Curcio Medie

Iniziamo la nostra carrellata sui grandi del cinema francese con tre protagonisti della Nouvelle Vague: Eric Rohmer, Jacques Rivette e Jean-Luc Godard.
Mentre quest’ultimo prosegue la sua monumentale Histoire(s) du cinéma iniziata nel 1988, Rohmer abbandona i suoi amati «cicli» (l’ultimo era stato il delizioso «I racconti delle quattro stagioni») per dedicarsi all’esplorazione delle potenzialità offerte dalla tecnologia digitale, per cimentarsi in un dispettoso (ma garbato) revisionismo della storia contemporanea e, soprattutto, per far rivivere sullo schermo il mondo immaginato dalla pittura ottocentesca (La nobildonna e il duca, 2001) e dalla letteratura del XVII secolo (Gli amori di Astrea e Celadon, 2007). Rivette, invece, dopo avere dedicato alla sua musa Jeanne Balibar il vorticoso Va savoir e il cupo La duchessa di Langeais, riesce finalmente a realizzare con La storia di Marie e Julien (2003) un progetto rimasto nel cassetto per quasi trent’anni.

Ma il cinema francese è anche quello di Jean-Marie Straub e Danièle Huillet, coppia inossidabile del cinema di ricerca che è stata costretta a sciogliersi solo a causa della morte, nell’ottobre 2006, della Huillet. Dopo essersi cimentati in passato con Böll, Corneille, Brecht, Fortini, Engels, Duras, Kafka e Hölderlin, i due si dedicano ora a Vittorini, affidando a un gruppo di non attori (tra cui spicca la straordinaria Angela Nugara) la lettura di brani tratti da Conversazione in Sicilia e Donne di Messina (Sicilia!, 1998; Operai, contadini, 2001; Il ritorno del figlio prodigo-Umiliati, 2002). Nel 2004, inoltre, Straub-Huillet ci regalano anche Une visite au Louvre, affascinante documentario ispirato ai dialoghi con Cézanne di Joachim Gasquet (Ce qui m’a dit…, 1921).

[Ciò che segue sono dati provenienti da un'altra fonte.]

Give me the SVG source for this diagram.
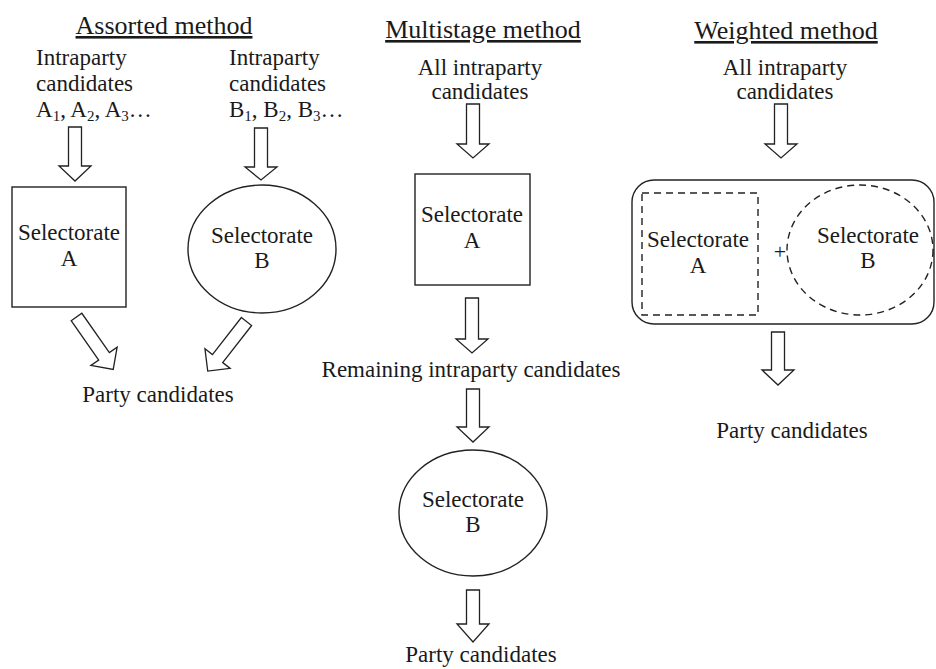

Un’altra esponente del cinema francofono non riconciliato è la belga Chantal Akerman che, nel decennio qui considerato, si cimenta sia nel documentario (Sud, 1998, e De l’autre côté, 2001, entrambi dedicati al «cuore nero» del Texas), sia nella messa in scena delle immortali tematiche del dolore d’amare: lo fa nel rigorosissimo La Captive (2000) – rendendo visibili le atmosfere e le pulsioni del proustiano La prigioniera – e nell’arioso Demain on déménage (2003), dove vengono invece usati i toni della commedia e dove la Akerman ci regala addirittura un momento di puro slapstick.

L’ultimo «grande vecchio» della nostra rapida rassegna sul cinema d’oltralpe è Alain Resnais. L’autore di Hiroshima mon amour,

ribadisce con Parole, parole, parole… (1997), che «la vita è un romanzo», immergendo i suoi fedelissimi attori in un mare di canzoni che hanno il compito di commentare e sottolineare le scene rappresentate. Passando dalle canzonette alla commedia musicale, l’omaggio agro-dolce di Resnais al mondo del palcoscenico prosegue con Pas sur la bouche (2003) fino a giungere, nel 2006, al gradito ritorno ad Ayckbourn rappresentato da Cuori.